In Mohammed’s time — a time of rampant infant mortality and low life expectancy — notions of adulthood and marriageability were conflated with puberty. The coupling of men and girls was not uncommon or considered condemnable. Indeed, as observed by Myriam Francois-Cerrah, a progressive scholar of Islam, five centuries after Mohammed married Aisha, King John of England, at age 33, married 12-year-old Isabella of Angoulême.

The problem is not that, in the seventh century, Mohammed married a young girl. It is that, while the West evolves because it venerates reason, much of Islamic culture regards Mohammed as the perfect role model, and this conception of the good is immutable. To fundamentalists, enacting laws against child marriage would be tantamount to saying Mohammed was in the wrong — unacceptable.

As a result, child marriage, like the abuse of women and girls in many other contexts, remains a major problem in Islamic countries.

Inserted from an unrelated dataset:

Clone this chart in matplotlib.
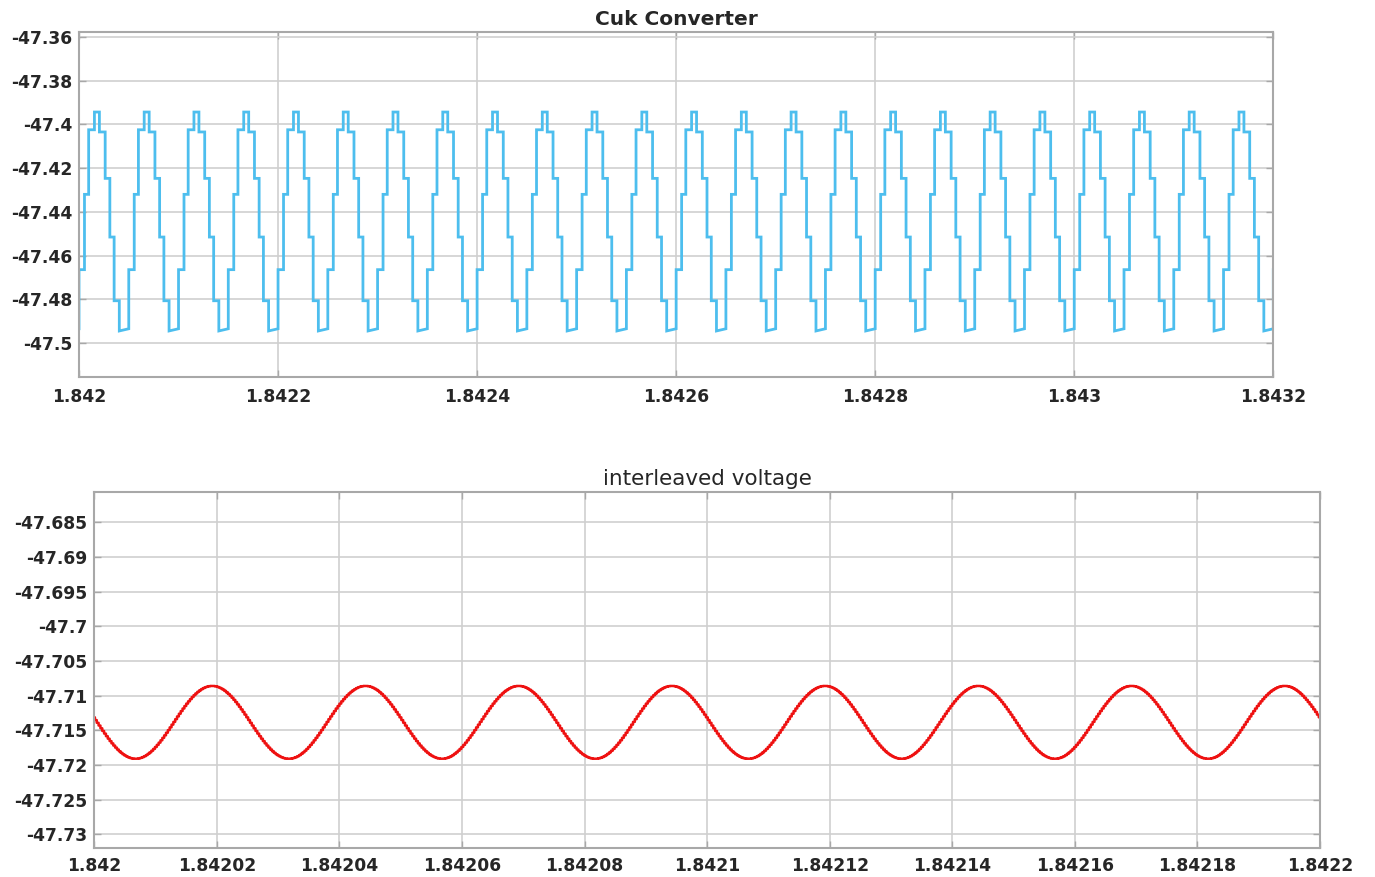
import numpy as np
import matplotlib
matplotlib.use("Agg")
import matplotlib.pyplot as plt

# ---------------- Cuk converter output (one switching cycle, repeated) ----------------
t0 = 1.842
cuk_period_us = 50.0
cuk_cycles = 24
# step instants within one cycle (microseconds) and the level after each step (V)
cuk_step_t_us = [0.0, 5.5, 9.7, 15.5, 20.5, 26.3, 31.0, 35.3, 40.5]
cuk_step_v = [-47.4664, -47.4320, -47.4025, -47.3944, -47.4035,
              -47.4247, -47.4515, -47.4806, -47.4944]
cuk_ramp_end_v = -47.4934   # level reached just before the next rising step

cuk_xticks = [1.842, 1.8422, 1.8424, 1.8426, 1.8428, 1.843, 1.8432]
cuk_xlabels = ["1.842", "1.8422", "1.8424", "1.8426", "1.8428", "1.843", "1.8432"]
cuk_yticks = [-47.36, -47.38, -47.4, -47.42, -47.44, -47.46, -47.48, -47.5]
cuk_ylabels = ["-47.36", "-47.38", "-47.4", "-47.42", "-47.44", "-47.46", "-47.48", "-47.5"]

# ---------------- interleaved output (ripple extremes) ----------------
il_ext_t_us = [-5.9, 6.6, 19.1, 31.6, 44.1, 56.6, 69.1, 81.6, 94.1, 106.6,
               119.1, 131.6, 144.1, 156.6, 169.1, 181.6, 194.1, 206.6]
il_ext_v = [-47.7086, -47.7191, -47.7086, -47.7191, -47.7086, -47.7191,
            -47.7086, -47.7191, -47.7086, -47.7191, -47.7086, -47.7191,
            -47.7086, -47.7191, -47.7086, -47.7191, -47.7086, -47.7191]

il_xticks = [1.842, 1.84202, 1.84204, 1.84206, 1.84208, 1.8421,
             1.84212, 1.84214, 1.84216, 1.84218, 1.8422]
il_xlabels = ["1.842", "1.84202", "1.84204", "1.84206", "1.84208", "1.8421",
              "1.84212", "1.84214", "1.84216", "1.84218", "1.8422"]
il_yticks = [-47.685, -47.69, -47.695, -47.7, -47.705, -47.71,
             -47.715, -47.72, -47.725, -47.73]
il_ylabels = ["-47.685", "-47.69", "-47.695", "-47.7", "-47.705", "-47.71",
              "-47.715", "-47.72", "-47.725", "-47.73"]

# ---------------- build the traces ----------------
cx, cy = [0.0], [cuk_ramp_end_v]
prev = cuk_ramp_end_v
for k in range(cuk_cycles + 1):
    base = k * cuk_period_us
    for ts, lv in zip(cuk_step_t_us, cuk_step_v):
        cx += [base + ts, base + ts]
        cy += [prev, lv]
        prev = lv
    cx.append(base + cuk_period_us)
    cy.append(cuk_ramp_end_v)
    prev = cuk_ramp_end_v
cuk_t = t0 + np.array(cx) * 1e-6
cuk_v = np.array(cy)

# half-cosine transitions between successive extremes, held at a fixed sample step
hold_us = 0.3
seg_t, seg_v = [], []
for i in range(len(il_ext_t_us) - 1):
    ta, tb = il_ext_t_us[i], il_ext_t_us[i + 1]
    va, vb = il_ext_v[i], il_ext_v[i + 1]
    tt = np.arange(ta, tb, hold_us)
    w = 0.5 - 0.5 * np.cos(np.pi * (tt - ta) / (tb - ta))
    seg_t.append(tt)
    seg_v.append(va + (vb - va) * w)
il_t = t0 + np.concatenate(seg_t) * 1e-6
il_v = np.concatenate(seg_v)

# ---------------- figure ----------------
plt.rcParams["font.family"] = ["DejaVu Sans"]
fig = plt.figure(figsize=(13.75, 8.77), dpi=100)
W, H = 1375.0, 877.0

def axes_px(left, top, right, bottom):
    return fig.add_axes([left / W, 1 - bottom / H, (right - left) / W, (bottom - top) / H])

ax1 = axes_px(79, 31.7, 1273.3, 376.7)
ax2 = axes_px(94.3, 492.3, 1320, 848.3)

def style(ax):
    for s in ax.spines.values():
        s.set_color("#a8a8a8")
        s.set_linewidth(1.5)
    ax.grid(True, color="#cfcfcf", linewidth=1.2)
    ax.set_axisbelow(True)
    ax.tick_params(direction="in", length=5, width=1, color="#a8a8a8",
                   top=True, right=True, labelsize=12.3, labelcolor="#262626")
    for lab in ax.get_xticklabels() + ax.get_yticklabels():
        lab.set_fontweight("bold")

ax1.plot(cuk_t, cuk_v, color="#4DBEEE", linewidth=2.0, solid_joinstyle="miter")
ax1.set_xlim(1.842, 1.8432)
ax1.set_ylim(-47.5153, -47.3577)
ax1.set_xticks(cuk_xticks)
ax1.set_xticklabels(cuk_xlabels)
ax1.set_yticks(cuk_yticks)
ax1.set_yticklabels(cuk_ylabels)
style(ax1)
ax1.tick_params(axis="x", pad=8)
ax1.tick_params(axis="y", pad=5)
ax1.set_title("Cuk Converter", fontsize=14.5, fontweight="bold", pad=5, color="#262626")

ax2.plot(il_t, il_v, color="#ee1111", linewidth=1.8, drawstyle="steps-post")
ax2.set_xlim(1.842, 1.8422)
ax2.set_ylim(-47.732, -47.6807)
ax2.set_xticks(il_xticks)
ax2.set_xticklabels(il_xlabels)
ax2.set_yticks(il_yticks)
ax2.set_yticklabels(il_ylabels)
style(ax2)
ax2.tick_params(axis="x", pad=6)
ax2.tick_params(axis="y", pad=5)
ax2.set_title("interleaved voltage", fontsize=15.5, pad=5, color="#262626")

fig.savefig("out.png", dpi=100, facecolor="white")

In Saudi Arabia, for example, efforts to establish the marriage age at 15 (and, some hope, to raise it to 18) have been flattened by sharia authorities. The ulema point to the example of Aisha, as well as scripture that marks the onset of puberty as the point of marriageability, and decree that no minimum age is appropriate. Even when governments enact a marriage age, fundamentalist communities flout it.

Speaking of fundamentalist communities, one objective of sharia supremacists is to establish Muslim enclaves in the West and then pressure the host governments to concede their right to govern themselves under Islamic law. That is not seen as a permanent arrangement. It is a transition on the path to imposition of sharia standards on all of society.

You think it can never happen? Okay, but then ask yourself, after the ECHR ruling, what is the state of free speech in Europe compared to a sharia society? And if free speech dies, how does reason survive? How does Europe survive?